Figure scripts
....
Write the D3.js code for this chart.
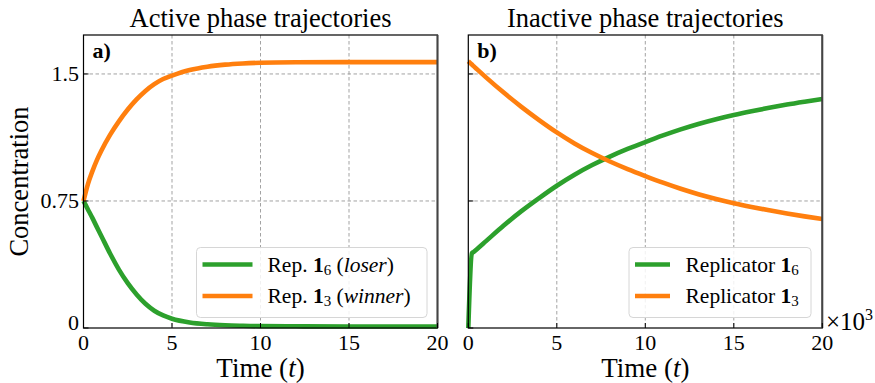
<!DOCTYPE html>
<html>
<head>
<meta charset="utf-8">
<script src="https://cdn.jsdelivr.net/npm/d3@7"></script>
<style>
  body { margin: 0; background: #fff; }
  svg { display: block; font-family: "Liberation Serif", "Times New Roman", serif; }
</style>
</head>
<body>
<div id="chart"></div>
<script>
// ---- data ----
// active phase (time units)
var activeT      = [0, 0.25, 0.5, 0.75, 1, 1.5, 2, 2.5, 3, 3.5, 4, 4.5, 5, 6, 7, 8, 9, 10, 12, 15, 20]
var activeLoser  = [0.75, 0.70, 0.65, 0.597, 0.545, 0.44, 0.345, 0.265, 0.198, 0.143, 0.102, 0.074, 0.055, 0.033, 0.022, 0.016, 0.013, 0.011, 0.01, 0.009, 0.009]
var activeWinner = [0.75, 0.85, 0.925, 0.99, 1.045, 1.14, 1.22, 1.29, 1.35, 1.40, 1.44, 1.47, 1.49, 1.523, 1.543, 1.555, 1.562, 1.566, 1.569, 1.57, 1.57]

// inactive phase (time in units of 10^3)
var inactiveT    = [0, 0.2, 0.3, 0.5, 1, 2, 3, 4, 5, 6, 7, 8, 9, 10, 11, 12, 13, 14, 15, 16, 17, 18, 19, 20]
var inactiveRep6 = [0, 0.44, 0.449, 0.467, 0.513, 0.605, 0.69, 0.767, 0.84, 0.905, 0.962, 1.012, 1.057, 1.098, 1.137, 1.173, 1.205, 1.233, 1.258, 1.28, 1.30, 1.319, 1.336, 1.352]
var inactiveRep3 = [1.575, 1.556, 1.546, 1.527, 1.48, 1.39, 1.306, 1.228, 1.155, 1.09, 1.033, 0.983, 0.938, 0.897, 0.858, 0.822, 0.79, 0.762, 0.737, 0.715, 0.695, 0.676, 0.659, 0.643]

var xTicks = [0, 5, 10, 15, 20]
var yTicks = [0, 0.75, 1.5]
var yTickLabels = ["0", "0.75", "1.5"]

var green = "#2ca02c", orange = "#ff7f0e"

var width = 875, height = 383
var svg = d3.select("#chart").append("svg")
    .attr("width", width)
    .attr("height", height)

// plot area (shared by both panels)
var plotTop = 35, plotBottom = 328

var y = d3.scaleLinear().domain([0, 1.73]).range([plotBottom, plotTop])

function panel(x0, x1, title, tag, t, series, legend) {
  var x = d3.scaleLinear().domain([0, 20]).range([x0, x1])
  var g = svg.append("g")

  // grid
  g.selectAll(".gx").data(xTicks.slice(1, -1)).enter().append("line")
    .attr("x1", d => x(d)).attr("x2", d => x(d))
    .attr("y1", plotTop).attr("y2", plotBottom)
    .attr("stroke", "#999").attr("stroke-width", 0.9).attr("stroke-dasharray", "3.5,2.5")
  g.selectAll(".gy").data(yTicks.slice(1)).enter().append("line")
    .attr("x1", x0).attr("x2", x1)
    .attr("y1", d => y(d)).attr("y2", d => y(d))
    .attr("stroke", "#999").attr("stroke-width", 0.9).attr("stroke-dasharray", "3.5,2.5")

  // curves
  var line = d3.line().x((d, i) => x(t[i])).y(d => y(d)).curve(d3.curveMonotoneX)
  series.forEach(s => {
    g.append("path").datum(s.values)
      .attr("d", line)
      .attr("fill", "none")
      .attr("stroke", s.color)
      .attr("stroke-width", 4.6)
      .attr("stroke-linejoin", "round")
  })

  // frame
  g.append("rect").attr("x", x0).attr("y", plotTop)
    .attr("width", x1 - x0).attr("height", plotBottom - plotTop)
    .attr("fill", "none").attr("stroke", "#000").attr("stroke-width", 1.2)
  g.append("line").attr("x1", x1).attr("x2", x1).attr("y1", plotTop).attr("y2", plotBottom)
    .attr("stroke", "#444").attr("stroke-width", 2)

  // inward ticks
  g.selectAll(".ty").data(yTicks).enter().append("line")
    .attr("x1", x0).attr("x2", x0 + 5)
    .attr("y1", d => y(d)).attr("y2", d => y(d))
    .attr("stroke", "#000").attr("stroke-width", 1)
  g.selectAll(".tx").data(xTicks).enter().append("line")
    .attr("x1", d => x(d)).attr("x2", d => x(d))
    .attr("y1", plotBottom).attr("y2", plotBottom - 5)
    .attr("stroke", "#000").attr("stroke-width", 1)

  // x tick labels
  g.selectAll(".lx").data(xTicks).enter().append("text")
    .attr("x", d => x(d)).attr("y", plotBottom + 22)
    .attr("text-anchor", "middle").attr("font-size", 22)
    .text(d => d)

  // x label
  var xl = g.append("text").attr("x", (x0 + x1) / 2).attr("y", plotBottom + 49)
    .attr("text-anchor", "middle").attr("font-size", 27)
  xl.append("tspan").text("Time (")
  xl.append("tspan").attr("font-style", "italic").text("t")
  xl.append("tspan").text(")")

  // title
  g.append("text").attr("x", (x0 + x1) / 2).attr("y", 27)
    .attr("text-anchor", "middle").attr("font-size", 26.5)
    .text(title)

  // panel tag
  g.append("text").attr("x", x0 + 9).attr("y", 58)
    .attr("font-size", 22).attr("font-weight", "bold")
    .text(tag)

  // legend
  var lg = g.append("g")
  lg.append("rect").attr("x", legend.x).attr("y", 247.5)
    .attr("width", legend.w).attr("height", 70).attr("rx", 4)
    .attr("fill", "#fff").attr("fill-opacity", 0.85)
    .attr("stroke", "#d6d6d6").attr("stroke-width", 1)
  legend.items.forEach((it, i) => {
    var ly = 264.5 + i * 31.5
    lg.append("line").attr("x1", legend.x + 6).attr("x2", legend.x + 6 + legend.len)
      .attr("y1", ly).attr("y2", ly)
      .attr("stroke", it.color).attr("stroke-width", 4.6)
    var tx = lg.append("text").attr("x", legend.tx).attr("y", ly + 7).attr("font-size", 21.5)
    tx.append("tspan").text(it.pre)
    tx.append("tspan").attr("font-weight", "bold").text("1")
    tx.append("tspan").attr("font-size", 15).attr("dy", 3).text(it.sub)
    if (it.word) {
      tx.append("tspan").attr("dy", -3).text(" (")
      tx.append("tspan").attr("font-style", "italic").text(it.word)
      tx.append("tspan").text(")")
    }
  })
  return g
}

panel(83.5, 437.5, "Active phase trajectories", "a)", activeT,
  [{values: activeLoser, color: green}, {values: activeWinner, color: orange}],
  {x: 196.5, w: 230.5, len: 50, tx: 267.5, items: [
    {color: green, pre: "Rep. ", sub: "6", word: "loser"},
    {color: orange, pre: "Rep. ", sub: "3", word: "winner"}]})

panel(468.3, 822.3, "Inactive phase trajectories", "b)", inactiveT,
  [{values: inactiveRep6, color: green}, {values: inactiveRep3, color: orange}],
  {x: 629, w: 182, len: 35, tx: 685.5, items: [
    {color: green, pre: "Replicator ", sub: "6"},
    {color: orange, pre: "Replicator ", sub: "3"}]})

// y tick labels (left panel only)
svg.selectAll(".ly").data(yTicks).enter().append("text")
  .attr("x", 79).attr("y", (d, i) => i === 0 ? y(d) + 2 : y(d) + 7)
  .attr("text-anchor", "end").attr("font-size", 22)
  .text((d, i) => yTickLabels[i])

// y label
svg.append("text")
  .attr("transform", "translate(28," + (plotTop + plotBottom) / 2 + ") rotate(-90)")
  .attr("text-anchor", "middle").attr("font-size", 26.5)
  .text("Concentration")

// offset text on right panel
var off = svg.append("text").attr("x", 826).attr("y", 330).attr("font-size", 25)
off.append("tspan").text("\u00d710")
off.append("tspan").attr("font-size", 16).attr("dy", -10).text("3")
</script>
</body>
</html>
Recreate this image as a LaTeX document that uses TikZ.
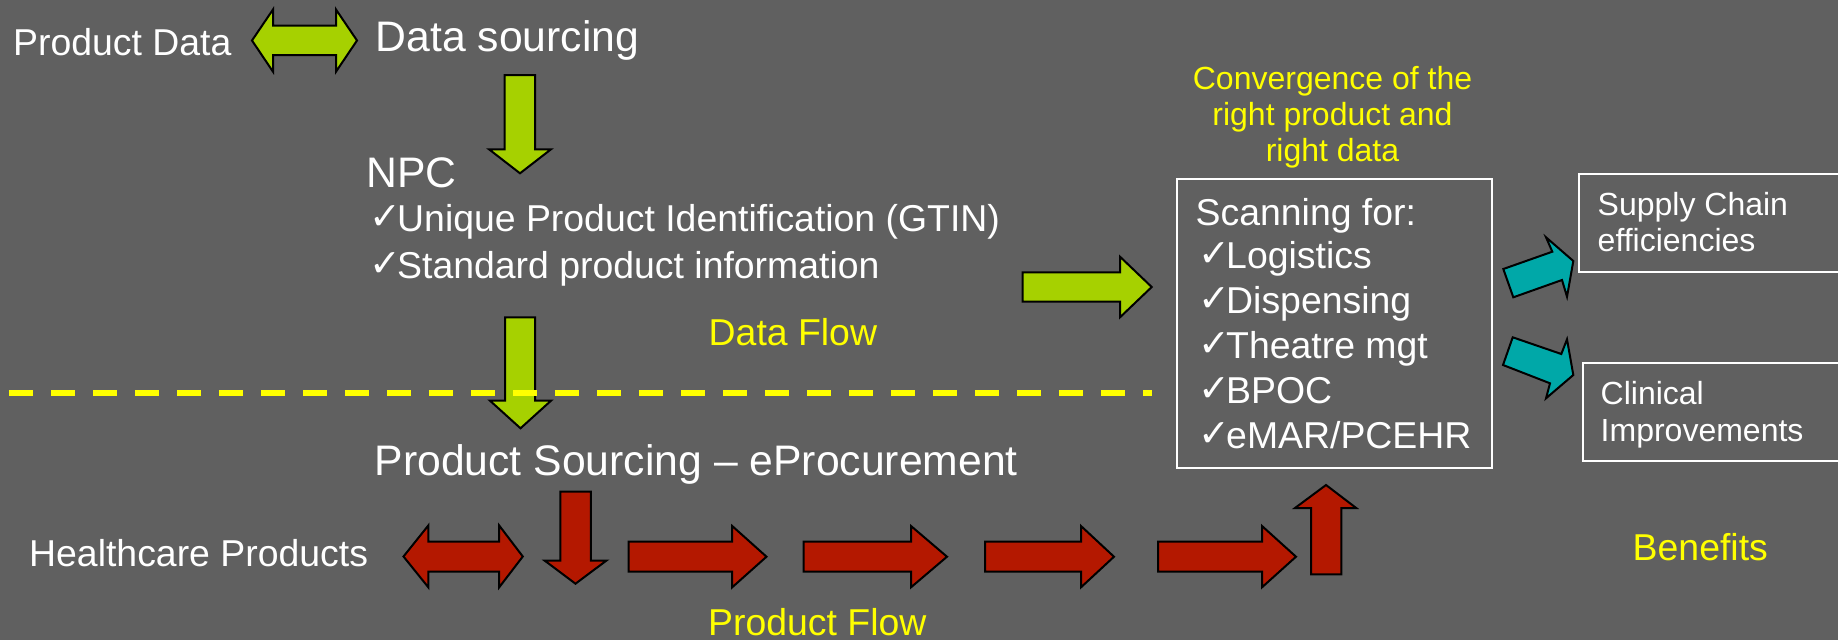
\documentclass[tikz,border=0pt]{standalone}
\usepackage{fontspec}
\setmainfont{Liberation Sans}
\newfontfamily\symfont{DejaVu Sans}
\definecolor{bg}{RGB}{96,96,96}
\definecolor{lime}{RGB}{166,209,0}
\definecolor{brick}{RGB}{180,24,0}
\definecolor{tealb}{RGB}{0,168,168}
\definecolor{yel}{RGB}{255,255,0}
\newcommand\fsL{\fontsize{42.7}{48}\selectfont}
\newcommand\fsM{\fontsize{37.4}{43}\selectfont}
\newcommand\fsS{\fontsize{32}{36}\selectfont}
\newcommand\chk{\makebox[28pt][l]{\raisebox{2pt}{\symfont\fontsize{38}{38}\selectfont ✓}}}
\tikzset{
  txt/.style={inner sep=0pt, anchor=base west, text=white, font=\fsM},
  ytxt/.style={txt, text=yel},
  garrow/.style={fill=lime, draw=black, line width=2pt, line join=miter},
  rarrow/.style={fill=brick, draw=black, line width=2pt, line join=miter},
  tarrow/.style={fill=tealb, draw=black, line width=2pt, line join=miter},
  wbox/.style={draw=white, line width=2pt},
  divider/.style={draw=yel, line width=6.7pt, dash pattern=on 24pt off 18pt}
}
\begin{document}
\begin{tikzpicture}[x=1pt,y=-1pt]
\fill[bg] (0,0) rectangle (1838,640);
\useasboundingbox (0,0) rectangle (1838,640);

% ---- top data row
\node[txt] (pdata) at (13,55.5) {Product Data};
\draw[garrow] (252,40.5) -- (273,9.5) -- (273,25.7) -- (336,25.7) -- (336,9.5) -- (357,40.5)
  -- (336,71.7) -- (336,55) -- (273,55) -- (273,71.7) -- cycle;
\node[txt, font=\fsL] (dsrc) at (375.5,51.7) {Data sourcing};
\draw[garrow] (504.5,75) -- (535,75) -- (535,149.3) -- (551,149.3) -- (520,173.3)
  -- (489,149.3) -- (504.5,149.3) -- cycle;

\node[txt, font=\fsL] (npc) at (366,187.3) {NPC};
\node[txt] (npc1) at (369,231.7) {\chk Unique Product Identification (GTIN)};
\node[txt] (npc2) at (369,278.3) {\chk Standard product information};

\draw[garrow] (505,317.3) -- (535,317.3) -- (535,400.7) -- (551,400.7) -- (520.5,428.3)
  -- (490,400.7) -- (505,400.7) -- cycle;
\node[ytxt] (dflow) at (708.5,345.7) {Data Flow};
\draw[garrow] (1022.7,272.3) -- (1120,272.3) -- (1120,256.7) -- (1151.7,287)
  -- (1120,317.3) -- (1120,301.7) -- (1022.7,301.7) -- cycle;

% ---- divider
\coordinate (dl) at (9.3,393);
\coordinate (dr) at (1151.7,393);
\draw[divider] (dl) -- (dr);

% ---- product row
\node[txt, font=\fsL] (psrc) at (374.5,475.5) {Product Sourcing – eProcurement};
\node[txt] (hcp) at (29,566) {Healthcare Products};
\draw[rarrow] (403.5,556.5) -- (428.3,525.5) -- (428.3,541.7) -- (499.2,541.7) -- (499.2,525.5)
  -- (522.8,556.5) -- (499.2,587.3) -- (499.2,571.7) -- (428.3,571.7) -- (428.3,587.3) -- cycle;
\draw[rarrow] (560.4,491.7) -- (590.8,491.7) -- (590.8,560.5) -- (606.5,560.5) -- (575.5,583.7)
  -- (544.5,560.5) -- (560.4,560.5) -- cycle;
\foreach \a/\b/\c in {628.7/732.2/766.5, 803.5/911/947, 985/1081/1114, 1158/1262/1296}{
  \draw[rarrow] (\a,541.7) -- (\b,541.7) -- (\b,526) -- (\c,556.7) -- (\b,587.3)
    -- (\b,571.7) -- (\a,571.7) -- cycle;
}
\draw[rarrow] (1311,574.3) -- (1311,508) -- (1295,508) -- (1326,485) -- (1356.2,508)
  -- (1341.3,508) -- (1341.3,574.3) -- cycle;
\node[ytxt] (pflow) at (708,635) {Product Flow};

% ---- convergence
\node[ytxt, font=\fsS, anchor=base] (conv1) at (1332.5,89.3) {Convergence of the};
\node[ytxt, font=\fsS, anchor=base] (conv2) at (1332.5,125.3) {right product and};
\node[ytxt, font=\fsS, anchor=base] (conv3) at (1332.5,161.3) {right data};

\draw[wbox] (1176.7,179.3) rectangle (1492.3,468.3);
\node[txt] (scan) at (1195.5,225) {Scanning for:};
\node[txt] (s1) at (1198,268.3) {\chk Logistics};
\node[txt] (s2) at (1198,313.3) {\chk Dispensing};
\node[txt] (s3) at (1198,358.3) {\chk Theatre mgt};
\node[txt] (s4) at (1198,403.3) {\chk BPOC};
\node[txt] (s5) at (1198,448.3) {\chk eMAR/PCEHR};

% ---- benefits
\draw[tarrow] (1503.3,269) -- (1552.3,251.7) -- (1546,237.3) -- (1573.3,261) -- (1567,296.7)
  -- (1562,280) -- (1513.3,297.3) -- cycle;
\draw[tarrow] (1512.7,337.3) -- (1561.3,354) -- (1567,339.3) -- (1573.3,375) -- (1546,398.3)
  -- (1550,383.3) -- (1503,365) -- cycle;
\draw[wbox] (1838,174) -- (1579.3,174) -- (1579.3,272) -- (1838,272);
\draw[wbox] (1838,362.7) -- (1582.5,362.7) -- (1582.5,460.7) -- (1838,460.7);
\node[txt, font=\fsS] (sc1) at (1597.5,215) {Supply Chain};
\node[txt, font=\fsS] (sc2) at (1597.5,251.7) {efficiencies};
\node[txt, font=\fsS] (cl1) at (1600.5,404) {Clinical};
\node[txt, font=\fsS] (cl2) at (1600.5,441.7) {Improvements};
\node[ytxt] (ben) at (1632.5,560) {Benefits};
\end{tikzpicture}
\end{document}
....
_WHAT IS NEEDED:_
Copy nothing but the lines from the first one in the listing through the line with "0.676, 0.659, 0.643]", and omit the pictures.

_THE RESULT:_
Write the D3.js code for this chart.
<!DOCTYPE html>
<html>
<head>
<meta charset="utf-8">
<script src="https://cdn.jsdelivr.net/npm/d3@7"></script>
<style>
  body { margin: 0; background: #fff; }
  svg { display: block; font-family: "Liberation Serif", "Times New Roman", serif; }
</style>
</head>
<body>
<div id="chart"></div>
<script>
// ---- data ----
// active phase (time units)
var activeT      = [0, 0.25, 0.5, 0.75, 1, 1.5, 2, 2.5, 3, 3.5, 4, 4.5, 5, 6, 7, 8, 9, 10, 12, 15, 20]
var activeLoser  = [0.75, 0.70, 0.65, 0.597, 0.545, 0.44, 0.345, 0.265, 0.198, 0.143, 0.102, 0.074, 0.055, 0.033, 0.022, 0.016, 0.013, 0.011, 0.01, 0.009, 0.009]
var activeWinner = [0.75, 0.85, 0.925, 0.99, 1.045, 1.14, 1.22, 1.29, 1.35, 1.40, 1.44, 1.47, 1.49, 1.523, 1.543, 1.555, 1.562, 1.566, 1.569, 1.57, 1.57]

// inactive phase (time in units of 10^3)
var inactiveT    = [0, 0.2, 0.3, 0.5, 1, 2, 3, 4, 5, 6, 7, 8, 9, 10, 11, 12, 13, 14, 15, 16, 17, 18, 19, 20]
var inactiveRep6 = [0, 0.44, 0.449, 0.467, 0.513, 0.605, 0.69, 0.767, 0.84, 0.905, 0.962, 1.012, 1.057, 1.098, 1.137, 1.173, 1.205, 1.233, 1.258, 1.28, 1.30, 1.319, 1.336, 1.352]
var inactiveRep3 = [1.575, 1.556, 1.546, 1.527, 1.48, 1.39, 1.306, 1.228, 1.155, 1.09, 1.033, 0.983, 0.938, 0.897, 0.858, 0.822, 0.79, 0.762, 0.737, 0.715, 0.695, 0.676, 0.659, 0.643]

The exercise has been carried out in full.